*Task to complete*: Exactly as written, write out the lines below from the first to the one containing "0.0542, 0.0476, 0.041];", inclusive. Pictures do not belong in the copy.

*Dataset content*:
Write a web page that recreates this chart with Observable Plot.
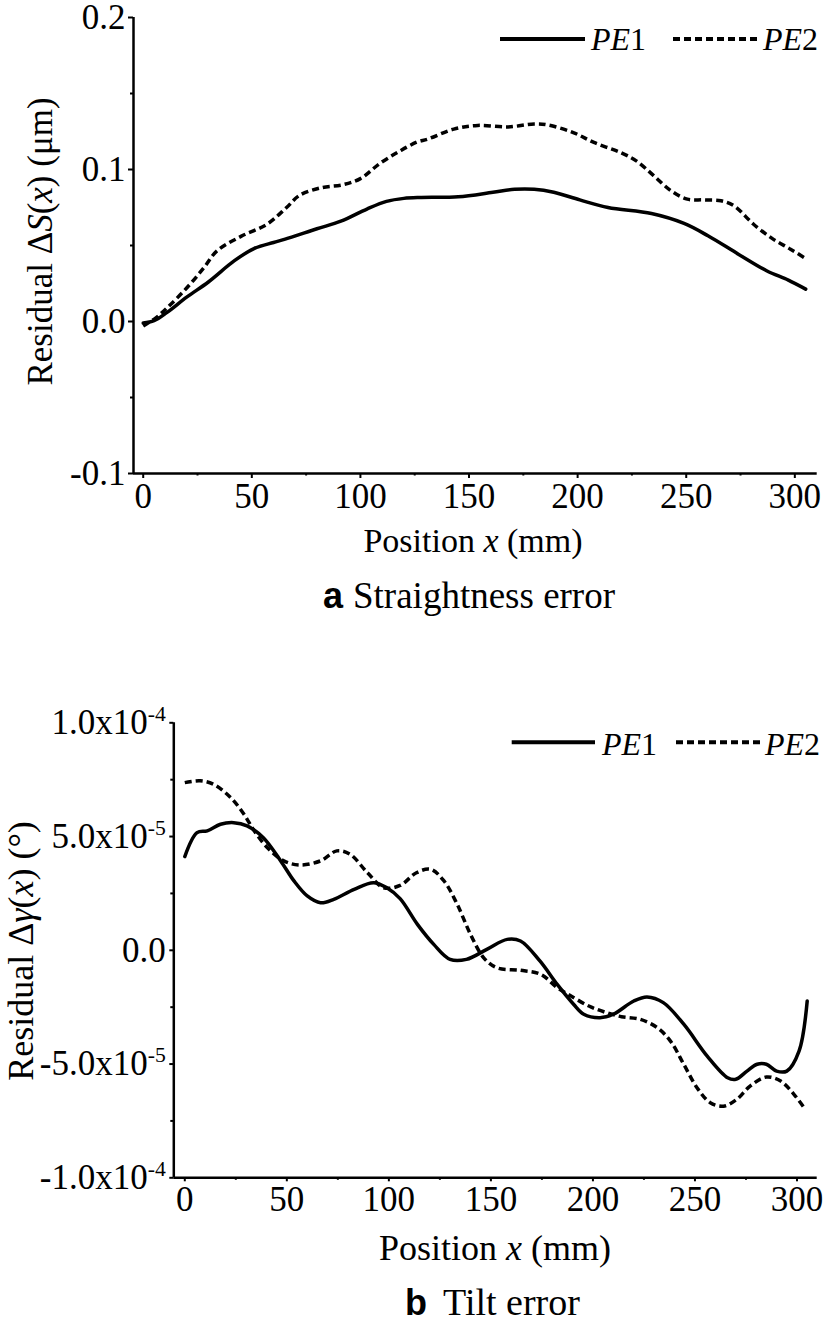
<!DOCTYPE html>
<html>
<head>
<meta charset="utf-8">
<script src="https://cdn.jsdelivr.net/npm/d3@7"></script>
<script src="https://cdn.jsdelivr.net/npm/@observablehq/plot@0.6"></script>
<style>
  html, body { margin: 0; padding: 0; background: #fff; }
  #chart svg { display: block; }
</style>
</head>
<body>
<div id="chart"></div>
<script>
// ---------- DATA ----------
// Panel a: straightness residual ΔS(x) (µm)
const straightPosPE1 = [0, 5, 11, 20, 30, 42, 51, 60, 65, 80, 91, 103, 112, 120, 128, 145, 161, 171, 180, 189, 201, 214, 234, 249, 260, 274, 287, 297, 305];
const straightPE1    = [-0.001, 0.0005, 0.006, 0.016, 0.026, 0.040, 0.048, 0.052, 0.054, 0.061, 0.066, 0.074, 0.079, 0.081, 0.0816, 0.082, 0.085, 0.087, 0.087, 0.085, 0.080, 0.075, 0.071, 0.0645, 0.0564, 0.0443, 0.0334, 0.0272, 0.0213];
const straightPosPE2 = [0, 6, 11, 20, 28, 34, 45, 57, 66, 72, 82, 92, 100, 109, 118, 126, 131, 143, 154, 168, 180, 186, 198, 207.5, 220, 227, 235, 243, 250.5, 258, 266, 272, 281, 290, 298, 305.5];
const straightPE2    = [-0.003, 0.0026, 0.009, 0.022, 0.0355, 0.0465, 0.056, 0.064, 0.075, 0.083, 0.088, 0.090, 0.094, 0.104, 0.112, 0.118, 0.120, 0.1266, 0.129, 0.128, 0.130, 0.1294, 0.1243, 0.1178, 0.111, 0.1057, 0.096, 0.086, 0.0805, 0.080, 0.0794, 0.0761, 0.064, 0.0542, 0.0476, 0.041];

// Panel b: tilt residual Δγ(x) (°)
const tiltPosPE1 = [0, 6, 11, 17.5, 24, 30.5, 38.5, 47, 53.5, 60, 66.5, 73, 83, 92.5, 99, 105.5, 114, 122, 130, 138, 148, 158, 164.5, 174, 182.5, 190.5, 195.5, 203.5, 210, 220, 226.5, 234.5, 244.5, 256, 266, 270, 275.5, 280.5, 285, 290, 295, 301, 305];
const tiltPE1    = [4.12e-5, 5.17e-5, 5.25e-5, 5.54e-5, 5.61e-5, 5.47e-5, 4.95e-5, 3.93e-5, 3.05e-5, 2.39e-5, 2.09e-5, 2.24e-5, 2.68e-5, 2.97e-5, 2.75e-5, 2.27e-5, 1.14e-5, 0.26e-5, -0.40e-5, -0.40e-5, 0.04e-5, 0.48e-5, 0.41e-5, -0.47e-5, -1.50e-5, -2.37e-5, -2.81e-5, -2.96e-5, -2.81e-5, -2.23e-5, -2.05e-5, -2.30e-5, -3.25e-5, -4.65e-5, -5.60e-5, -5.67e-5, -5.31e-5, -5.01e-5, -5.01e-5, -5.31e-5, -5.31e-5, -4.43e-5, -2.23e-5];
const tiltPosPE2 = [0, 7.5, 14, 22.5, 29, 34, 40.5, 48.5, 56.5, 66.5, 74.5, 81, 89.5, 97.5, 105.5, 113.5, 120.5, 127, 133.5, 140, 146.5, 153, 164.5, 174.5, 182.5, 188, 198, 207, 214, 223, 231.5, 238, 244.5, 251, 257.5, 264, 270.5, 277, 285, 292, 298.5, 303.5];
const tiltPE2    = [7.37e-5, 7.45e-5, 7.30e-5, 6.71e-5, 5.98e-5, 5.25e-5, 4.51e-5, 3.93e-5, 3.75e-5, 3.93e-5, 4.37e-5, 4.22e-5, 3.41e-5, 2.75e-5, 2.85e-5, 3.41e-5, 3.56e-5, 3.05e-5, 2.02e-5, 0.70e-5, -0.33e-5, -0.77e-5, -0.88e-5, -1.06e-5, -1.64e-5, -1.94e-5, -2.45e-5, -2.75e-5, -2.92e-5, -3.03e-5, -3.40e-5, -3.99e-5, -5.01e-5, -6.04e-5, -6.70e-5, -6.85e-5, -6.55e-5, -5.97e-5, -5.57e-5, -5.75e-5, -6.33e-5, -6.92e-5];

// Ticks and labels
const xTicks = [0, 50, 100, 150, 200, 250, 300];
const xMinorTicks = [25, 75, 125, 175, 225, 275];
const straightYTicks = [-0.1, 0.0, 0.1, 0.2];
const straightYTickLabels = ["-0.1", "0.0", "0.1", "0.2"];
const straightYMinor = [-0.05, 0.05, 0.15];
const tiltYTicks = [-1e-4, -5e-5, 0, 5e-5, 1e-4];
const tiltYTickLabels = ["-1.0x10^-4", "-5.0x10^-5", "0.0", "5.0x10^-5", "1.0x10^-4"];
const tiltYMinor = [-7.5e-5, -2.5e-5, 2.5e-5, 7.5e-5];
const seriesNames = ["PE1", "PE2"];

// ---------- HELPERS ----------
const SERIF = "'Liberation Serif','Times New Roman',Times,serif";
const SANS = "'Liberation Sans',Arial,Helvetica,sans-serif";
const NS = "http://www.w3.org/2000/svg";
const rows = (xs, ys) => xs.map((x, i) => ({x, v: ys[i]}));

// force serif font on Plot's own tick labels and build superscripts
function styleTicks(svg, size) {
  svg.querySelectorAll("text").forEach(t => {
    t.style.fontFamily = SERIF;
    t.style.fontSize = size + "px";
    t.style.fontVariant = "normal";
    const s = t.textContent;
    if (s && s.includes("^")) {
      const [base, exp] = s.split("^");
      t.textContent = "";
      const a = document.createElementNS(NS, "tspan");
      a.textContent = base;
      const b = document.createElementNS(NS, "tspan");
      b.setAttribute("dy", "-0.6em");
      b.setAttribute("font-size", "0.62em");
      b.textContent = exp;
      t.appendChild(a); t.appendChild(b);
    }
  });
}

// parts: [text, style, extraAttrs] where style in "", "i", "b"
function richText(sel, x, y, parts, {size, anchor = "middle", rotate = 0}) {
  const t = sel.append("text")
    .attr("transform", `translate(${x},${y}) rotate(${rotate})`)
    .attr("text-anchor", anchor)
    .attr("font-family", SERIF)
    .attr("font-size", size)
    .attr("fill", "#000");
  parts.forEach(([s, st, extra]) => {
    const ts = t.append("tspan").text(s);
    if (st === "i") ts.attr("font-style", "italic");
    if (st === "b") ts.attr("font-family", SANS).attr("font-weight", "bold");
    if (extra) Object.entries(extra).forEach(([k, v]) => ts.attr(k, v));
  });
  return t;
}

function legend(sel, items) {
  items.forEach(it => {
    sel.append("line")
      .attr("x1", it.x1).attr("x2", it.x2).attr("y1", it.y).attr("y2", it.y)
      .attr("stroke", "#000").attr("stroke-width", 4)
      .attr("stroke-dasharray", it.dash ? "7,4" : null);
    richText(sel, it.tx, it.ty, [["PE", "i"], [it.name.slice(2), ""]], {size: it.size, anchor: "start"});
  });
}

function panel({w, h, mt, mb, ml, mr, xDomain, yDomain, yTicks, yLabels, yMinor, pe1, pe2, ySize, yPad, xSize, xPad}) {
  const ylab = new Map(yTicks.map((d, i) => [d, yLabels[i]]));
  return Plot.plot({
    width: w, height: h,
    marginTop: mt, marginBottom: mb, marginLeft: ml, marginRight: mr,
    x: {domain: xDomain},
    y: {domain: yDomain},
    style: {background: "#fff", color: "#000", overflow: "visible"},
    marks: [
      Plot.ruleX([xDomain[0]], {stroke: "#000", strokeWidth: 2.5}),
      Plot.ruleY([yDomain[0]], {stroke: "#000", strokeWidth: 2.5}),
      Plot.axisY(yTicks, {anchor: "left", tickSize: ySize, tickPadding: yPad, strokeWidth: 2, tickFormat: d => ylab.get(d), label: null}),
      Plot.axisY(yMinor, {anchor: "left", tickSize: 3, strokeWidth: 2, tickFormat: () => "", label: null}),
      Plot.axisX(xTicks, {anchor: "bottom", tickSize: xSize, tickPadding: xPad, strokeWidth: 2, tickFormat: d => String(d), label: null}),
      Plot.axisX(xMinorTicks, {anchor: "bottom", tickSize: 2.5, strokeWidth: 2, tickFormat: () => "", label: null}),
      Plot.line(pe1, {x: "x", y: "v", stroke: "#000", strokeWidth: 3.5, curve: "catmull-rom"}),
      Plot.line(pe2, {x: "x", y: "v", stroke: "#000", strokeWidth: 3.5, strokeDasharray: "7,4", strokeLinecap: "butt", curve: "catmull-rom"})
    ]
  });
}

// ---------- PANEL A ----------
const svgA = panel({
  w: 827, h: 660, mt: 17, mb: 187, ml: 133, mr: 10.3,
  xDomain: [-4.47, 310.3], yDomain: [-0.1, 0.2],
  yTicks: straightYTicks, yLabels: straightYTickLabels, yMinor: straightYMinor,
  pe1: rows(straightPosPE1, straightPE1), pe2: rows(straightPosPE2, straightPE2),
  ySize: 5, yPad: 3, xSize: 5, xPad: 5
});
styleTicks(svgA, 35);
{
  const s = d3.select(svgA);
  richText(s, 52, 241.5, [["Residual \u0394", ""], ["S", "i"], ["(", ""], ["x", "i"], [") (\u03bcm)", ""]], {size: 35, rotate: -90});
  richText(s, 473, 551.7, [["Position ", ""], ["x", "i"], [" (mm)", ""]], {size: 34});
  richText(s, 323, 608, [["a", "b", {"font-size": 36}], ["Straightness error", "", {x: 30}]], {size: 37, anchor: "start"});
  legend(s, [
    {name: seriesNames[0], x1: 500, x2: 585, y: 39, tx: 591, ty: 50, size: 32, dash: false},
    {name: seriesNames[1], x1: 673, x2: 760, y: 39, tx: 763, ty: 50, size: 32, dash: true}
  ]);
}

// ---------- PANEL B ----------
const svgB = panel({
  w: 827, h: 665, mt: 62.3, mb: 147.7, ml: 173.3, mr: 10.3,
  xDomain: [-5.39, 309.9], yDomain: [-1e-4, 1e-4],
  yTicks: tiltYTicks, yLabels: tiltYTickLabels, yMinor: tiltYMinor,
  pe1: rows(tiltPosPE1, tiltPE1), pe2: rows(tiltPosPE2, tiltPE2),
  ySize: 4, yPad: 4, xSize: 4, xPad: 4.5
});
styleTicks(svgB, 35);
{
  const s = d3.select(svgB);
  richText(s, 33, 291, [["Residual \u0394", ""], ["\u03b3", "i"], ["(", ""], ["x", "i"], [") (\u00b0)", ""]], {size: 36, rotate: -90});
  richText(s, 495, 600, [["Position ", ""], ["x", "i"], [" (mm)", ""]], {size: 36});
  richText(s, 405, 655, [["b", "b", {"font-size": 36}], ["Tilt error", "", {x: 38}]], {size: 38, anchor: "start"});
  legend(s, [
    {name: seriesNames[0], x1: 511.7, x2: 595, y: 82.3, tx: 602, ty: 95, size: 32, dash: false},
    {name: seriesNames[1], x1: 676, x2: 760, y: 82.3, tx: 765, ty: 95, size: 32, dash: true}
  ]);
}

const chart = document.getElementById("chart");
chart.appendChild(svgA);
chart.appendChild(svgB);
</script>
</body>
</html>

*Result below*:
Write a web page that recreates this chart with Observable Plot.
<!DOCTYPE html>
<html>
<head>
<meta charset="utf-8">
<script src="https://cdn.jsdelivr.net/npm/d3@7"></script>
<script src="https://cdn.jsdelivr.net/npm/@observablehq/plot@0.6"></script>
<style>
  html, body { margin: 0; padding: 0; background: #fff; }
  #chart svg { display: block; }
</style>
</head>
<body>
<div id="chart"></div>
<script>
// ---------- DATA ----------
// Panel a: straightness residual ΔS(x) (µm)
const straightPosPE1 = [0, 5, 11, 20, 30, 42, 51, 60, 65, 80, 91, 103, 112, 120, 128, 145, 161, 171, 180, 189, 201, 214, 234, 249, 260, 274, 287, 297, 305];
const straightPE1    = [-0.001, 0.0005, 0.006, 0.016, 0.026, 0.040, 0.048, 0.052, 0.054, 0.061, 0.066, 0.074, 0.079, 0.081, 0.0816, 0.082, 0.085, 0.087, 0.087, 0.085, 0.080, 0.075, 0.071, 0.0645, 0.0564, 0.0443, 0.0334, 0.0272, 0.0213];
const straightPosPE2 = [0, 6, 11, 20, 28, 34, 45, 57, 66, 72, 82, 92, 100, 109, 118, 126, 131, 143, 154, 168, 180, 186, 198, 207.5, 220, 227, 235, 243, 250.5, 258, 266, 272, 281, 290, 298, 305.5];
const straightPE2    = [-0.003, 0.0026, 0.009, 0.022, 0.0355, 0.0465, 0.056, 0.064, 0.075, 0.083, 0.088, 0.090, 0.094, 0.104, 0.112, 0.118, 0.120, 0.1266, 0.129, 0.128, 0.130, 0.1294, 0.1243, 0.1178, 0.111, 0.1057, 0.096, 0.086, 0.0805, 0.080, 0.0794, 0.0761, 0.064, 0.0542, 0.0476, 0.041];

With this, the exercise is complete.